The blog of Tokyo based photographer and photojournalist, Damon Coulter

Posts tagged “Taro Yamamoto

Breaking Bad

Actor, Taro Yamaoto speaking to crowds outside Tamachi Station as he campaigns for the House of Councillors election in Tokyo, Japan Friday July 12th 2013 The election will ake place on July 21st.

Actor, Taro Yamaoto speaking to crowds outside Tamachi Station as he campaigns for the House of Councillors election in Tokyo, Japan Friday July 12th 2013 The election will ake place on July 21st.

Anti-nuclear activist, Taro Yamamoto stated his intention to continue as a politician on Tuesday, despite facing censure in the Diet for handing a letter, out-lining the situation in the Fukushima clean-up, to Emperor Akihito at a royal garden party last Thursday. This taboo breaking action has since caused a storm of protest from commentators in the media and politics who found the action arrogant and disrespectful.

By personally giving the 79 year old Emperor such a letter, Yamamoto San ignored several strict protocols against drawing any member of the apolitical monarchy into what is by default a political debate. Calls for harsh punishments from other politicians, especially in the pro-nuclear, ruling LDP (Liberal Democratic Party) and members of the far-right, might now cause problems for the career of this independent lawmaker who was only elected to the House of Councillors in July. Indeed some politicians, that might have been considered natural allies such as Kazuo Shii, leader of the Japanese Communist Party and a noted anti-nuclear campaigner himself, have also questioned the thinking behind Yamamoto’s action with Kazuo San saying that “[Yamamoto] did not understand the constitution.”
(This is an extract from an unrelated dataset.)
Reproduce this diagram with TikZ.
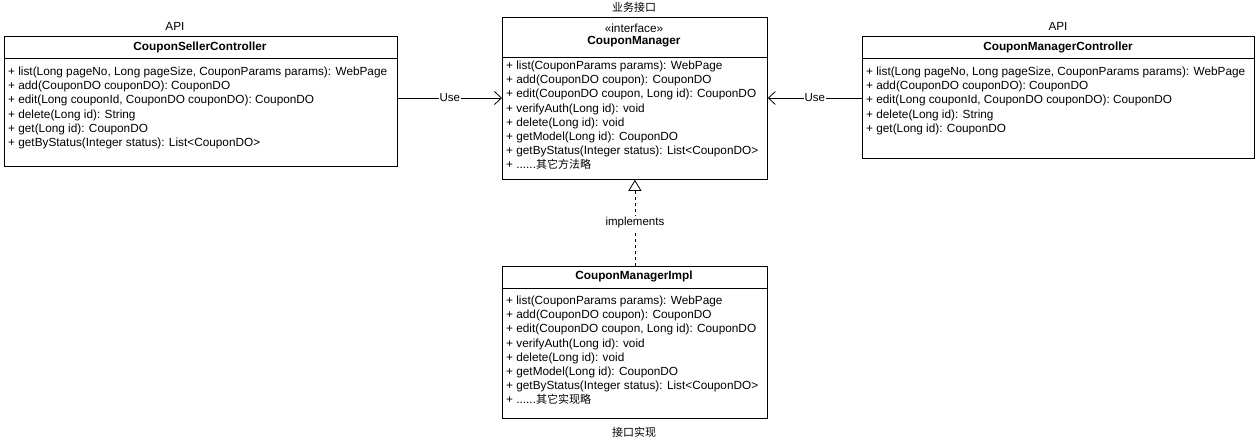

The former actor has said, he regrets causing the Emperor any trouble and that he was not sufficiently aware what the consequences of his action would be. For example he says he did not expect the delivery of the letter to be so widely reported and has accused the media of allowing his actions to be used for political purposes that attack him and the anti-nuclear movement. He strongly denied intending to use the Emperor to further his own political purposes however saying he only wished to inform him of the situation affecting Fukushima residents and the health issues of those that are tasked with the clean-up there. Criticising some of the politicians now calling for him to resign he pointed out that many of them saw nothing wrong in using other members of the Japanese Royal Family to help Tokyo secure the 2020 Olympic bid. A fact, he argues, that was much more overtly political and thus unconstitutional.

The letter apparently remains unread as it was passed quickly onto to Grand Chamberlain, who was accompanying the Emperor and Empress as they met some of the 2,140 guests in attendance at the biannual event. If it was a pointless act that crossed boundaries of taste and legality and could effectively end his political career, why, you have to ask, did he do it?

Taro Yamamoto moved into politics when his acting career ended after he made his support for the anti-nuclear movement that grew in Japan after the March 11th nuclear accident in Fukushima public. It was not your usual celebrity band-wagon jumping: in fact, in a industry where famous people do not usually have opinions and certainly not ones that might be considered damaging to companies, like TEPCO (Tokyo Electric Power Company – the operators of the Fukushima plant) that fund the media with their huge advertising budgets, it was a spectacularly reckless move.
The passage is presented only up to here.